Club odyssey: steps forward, steps sideways
The journey began with a full 90 in August 2011 against QPR – a defeat that still felt like a beginning. Loans to Sheffield Wednesday and Leeds United followed, then the Stamford Bridge switch where consistent runs proved elusive. A 2020 loan to Aston Villa showed flashes, but by August 2022 he’d departed Chelsea altogether. A reset at Nice in 2022–23 reignited the engine; a savvy move to Luton in 2023 showcased craft and maturity, and he was rightly hailed among the signings of that Premier League summer. Unai Emery then brought him back to Villa Park, where, even when fit, he’s largely been a useful squad piece rather than the main act.
By the numbers (as of 2 April 2026): 430 senior club appearances, 61 goals, 47 assists across Everton (179 apps), Chelsea (100), Aston Villa (69), Luton Town (37), Nice (28), Sheffield Wednesday (13) and Leeds United (4).

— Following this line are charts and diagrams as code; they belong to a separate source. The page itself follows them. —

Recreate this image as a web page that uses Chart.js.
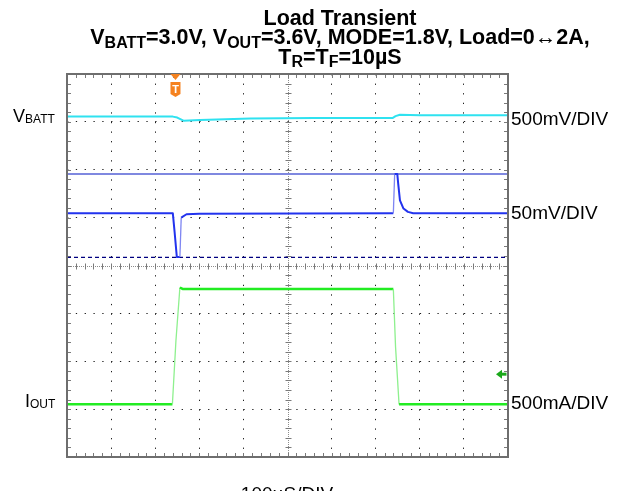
<!DOCTYPE html>
<html>
<head>
<meta charset="utf-8">
<script src="https://cdn.jsdelivr.net/npm/chart.js@4/dist/chart.umd.min.js"></script>
<style>
  body { margin: 0; background: #fff; }
  #wrap { position: relative; width: 617px; height: 491px; overflow: hidden; font-family: "Liberation Sans", Arial, sans-serif; }
  #scope { position: absolute; left: 0; top: 0; }
  .lbl { position: absolute; white-space: nowrap; color: #000; font-size: 19px; line-height: 19px; }
  .lbl sub { font-size: 12px; line-height: 0; vertical-align: baseline; position: relative; top: 1px; }
  #title { position: absolute; left: 340px; top: 8.5px; transform: translateX(-50%); text-align: center; white-space: nowrap;
           font-weight: bold; font-size: 21.5px; line-height: 19.5px; color: #000; }
  #title sub { font-size: 16px; line-height: 0; vertical-align: baseline; position: relative; top: 3.5px; }
</style>
</head>
<body>
<div id="wrap">
  <canvas id="scope" width="617" height="491"></canvas>
  <div id="title">Load Transient<br>V<sub>BATT</sub>=3.0V, V<sub>OUT</sub>=3.6V, MODE=1.8V, Load=0↔2A,<br>T<sub>R</sub>=T<sub>F</sub>=10µS</div>
  <div class="lbl" style="left:13px; top:107px; font-size:18px; line-height:18px;">V<sub>BATT</sub></div>
  <div class="lbl" style="left:25px; top:392px; font-size:18px; line-height:18px;">I<sub>OUT</sub></div>
  <div class="lbl" style="left:511px; top:109px;">500mV/DIV</div>
  <div class="lbl" style="left:511px; top:203px;">50mV/DIV</div>
  <div class="lbl" style="left:511px; top:393px;">500mA/DIV</div>
  <div class="lbl" style="left:287px; top:484px; transform: translateX(-50%);">100µS/DIV</div>
</div>
<script>
// time in µs (100µs/DIV, 10 DIV), levels in screen divisions (0 = bottom, 8 = top)
const timeVbatt = [0, 240, 250, 264, 302, 416, 560, 738, 745, 755, 800, 1000];
const vbatt     = [7.11, 7.11, 7.09, 7.025, 7.04, 7.07, 7.08, 7.08, 7.12, 7.15, 7.14, 7.14];

const timeVout = [0, 240, 244, 249, 256, 259, 271, 300, 740, 743, 749, 751, 755, 763, 773, 785, 1000];
const vout     = [5.09, 5.09, 4.7, 4.18, 4.18, 5.0, 5.07, 5.08, 5.09, 5.91, 5.91, 5.71, 5.36, 5.19, 5.12, 5.09, 5.09];

const timeIout = [0, 239, 247, 256, 262, 740, 745, 753, 1000];
const iout     = [1.1, 1.1, 2.43, 3.54, 3.51, 3.51, 2.3, 1.1, 1.1];

const refTime  = [0, 1000];
const voutRef  = [5.91, 5.91];   // upper cursor line
const voutLow  = [4.17, 4.17];   // dashed lower cursor

const triggerTime = 246;
const ioutGroundLevel = 1.73;

const pts = (xs, ys) => xs.map((t, i) => ({ x: t, y: ys[i] }));

const hideCenter = (val, c) => (val === c ? 'rgba(0,0,0,0)' : '#1e1e1e');

// fast edges look thinner / paler on the scope
const steep = (ctx) => Math.abs(ctx.p1.parsed.y - ctx.p0.parsed.y) / Math.max(ctx.p1.parsed.x - ctx.p0.parsed.x, 0.01) > 0.12;
const edgeStyle = (normal, pale) => ({
  borderColor: (ctx) => (steep(ctx) ? pale : normal),
  borderWidth: (ctx) => (steep(ctx) ? 1.3 : undefined)
});

const scopeDecor = {
  id: 'scopeDecor',
  beforeDatasetsDraw(chart) {
    const { ctx, chartArea: a, scales: { x, y } } = chart;
    const line = (x1, y1, x2, y2) => { ctx.beginPath(); ctx.moveTo(x1, y1); ctx.lineTo(x2, y2); ctx.stroke(); };
    ctx.save();
    const cx = Math.round(x.getPixelForValue(500)) + 0.5;
    const cy = Math.round(y.getPixelForValue(4)) + 0.5;
    ctx.strokeStyle = '#8c8c8c';
    ctx.lineWidth = 1;
    ctx.setLineDash([1, 1]);
    line(cx, a.top, cx, a.bottom);
    line(a.left, cy, a.right, cy);
    ctx.setLineDash([]);
    ctx.strokeStyle = '#7a7a7a';
    for (let t = 0; t <= 1000; t += 20) {
      const px = Math.round(x.getPixelForValue(t)) + 0.5;
      line(px, cy - 3, px, cy + 3);
      line(px, a.top, px, a.top + 4);
      line(px, a.bottom - 4, px, a.bottom);
    }
    for (let d = 0; d <= 8.001; d += 0.2) {
      const py = Math.round(y.getPixelForValue(d)) + 0.5;
      line(cx - 3, py, cx + 3, py);
      line(a.left, py, a.left + 4, py);
      line(a.right - 4, py, a.right, py);
    }
    ctx.restore();
  },
  afterDatasetsDraw(chart) {
    const { ctx, chartArea: a, scales: { x, y } } = chart;
    ctx.save();
    ctx.strokeStyle = '#6e6e6e';
    ctx.lineWidth = 2;
    ctx.strokeRect(a.left, a.top, a.right - a.left, a.bottom - a.top);

    // trigger marker
    const tx = x.getPixelForValue(triggerTime);
    ctx.fillStyle = '#f5821f';
    ctx.beginPath();
    ctx.moveTo(tx - 5, a.top);
    ctx.lineTo(tx + 5, a.top);
    ctx.lineTo(tx, a.top + 6);
    ctx.closePath();
    ctx.fill();
    ctx.beginPath();
    ctx.moveTo(tx - 5, a.top + 8);
    ctx.lineTo(tx + 5, a.top + 8);
    ctx.lineTo(tx + 5, a.top + 20);
    ctx.lineTo(tx, a.top + 23);
    ctx.lineTo(tx - 5, a.top + 20);
    ctx.closePath();
    ctx.fill();
    ctx.fillStyle = '#fff';
    ctx.font = 'bold 11px "Liberation Sans", Arial, sans-serif';
    ctx.textAlign = 'center';
    ctx.textBaseline = 'middle';
    ctx.fillText('T', tx, a.top + 15.5);

    // IOUT ground marker
    const gy = y.getPixelForValue(ioutGroundLevel);
    ctx.fillStyle = '#1aa81a';
    ctx.beginPath();
    ctx.moveTo(a.right - 12, gy);
    ctx.lineTo(a.right - 6, gy - 4.5);
    ctx.lineTo(a.right - 6, gy + 4.5);
    ctx.closePath();
    ctx.fill();
    ctx.fillRect(a.right - 6.5, gy - 1.5, 5, 3);
    ctx.restore();
  }
};

new Chart(document.getElementById('scope'), {
  type: 'line',
  data: {
    datasets: [
      { data: pts(timeVbatt, vbatt), borderColor: '#2fe2f0', borderWidth: 2, order: 1 },
      { data: pts(timeVout, vout), borderColor: '#2233ee', borderWidth: 2, order: 2,
        segment: edgeStyle('#2233ee', '#7f86f2') },
      { data: pts(timeIout, iout), borderColor: '#22ec22', borderWidth: 2.5, order: 3,
        segment: edgeStyle('#22ec22', '#8ef08e') },
      { data: pts(refTime, voutRef), borderColor: '#7f88e0', borderWidth: 2, order: 4 },
      { data: pts(refTime, voutLow), borderColor: '#000080', borderWidth: 1.2, borderDash: [4, 3], order: 5 }
    ]
  },
  options: {
    responsive: false,
    animation: false,
    events: [],
    layout: { padding: { left: 67, top: 74, right: 109, bottom: 34 } },
    elements: { point: { radius: 0 }, line: { tension: 0, borderJoinStyle: 'round' } },
    plugins: { legend: { display: false }, tooltip: { enabled: false } },
    scales: {
      x: {
        type: 'linear', min: 0, max: 1000,
        ticks: { display: false, stepSize: 100 },
        border: { display: false, dash: [1.3, 8.28] },
        grid: { drawTicks: false, lineWidth: 1,
                color: (c) => hideCenter(c.tick && c.tick.value, 500) }
      },
      y: {
        type: 'linear', min: 0, max: 8,
        ticks: { display: false, stepSize: 1 },
        border: { display: false, dash: [1.3, 7.52] },
        grid: { drawTicks: false, lineWidth: 1,
                color: (c) => hideCenter(c.tick && c.tick.value, 4) }
      }
    }
  },
  plugins: [scopeDecor]
});
</script>
</body>
</html>
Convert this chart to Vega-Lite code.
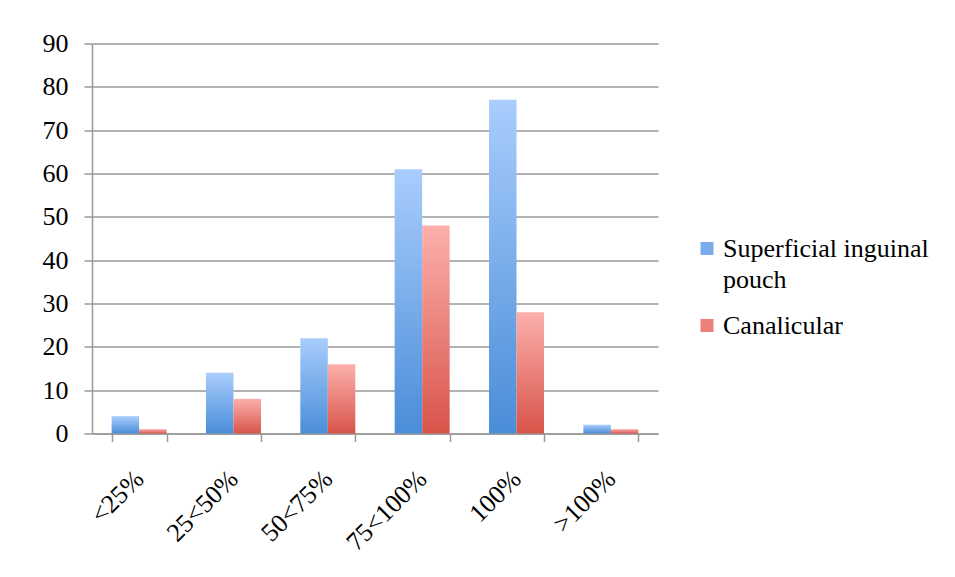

Here’s a gem for the purists: across all those matches, Barkley has never been sent off. A spotless red-card record isn’t glamour, but it speaks to control amid chaos.
The verdict on Martinez’s claim
Did he become England’s best ever? No – that’s a pantheon reserved for the likes of Charlton, Moore, and the modern greats. But was Barkley a mirage? Not a bit of it. He’s lived several footballing lives, rebuilt himself in France, then led by example in a Luton side that punched above its weight. Today’s version is calmer, smarter, and still capable of tilting a match when the rhythm suits him.
If you fancy weighing up the odds on how his late-career arc unfolds, our best betting sites guide is a tidy place to start. Few careers have swerved quite like Barkley’s – and that unpredictability is exactly why punters and pundits can’t look away.
Legacy: a tale of talent, timing and turns
Martinez’s 2014 prophecy was incandescent – perhaps too hot for any youngster to carry for long. Barkley won’t be etched as England’s greatest, but he’s no cautionary footnote either. He’s the story of a prodigy who kept finding new doors when the old ones slammed, and on his day, he still reminds you why the hype burned so bright in the first place.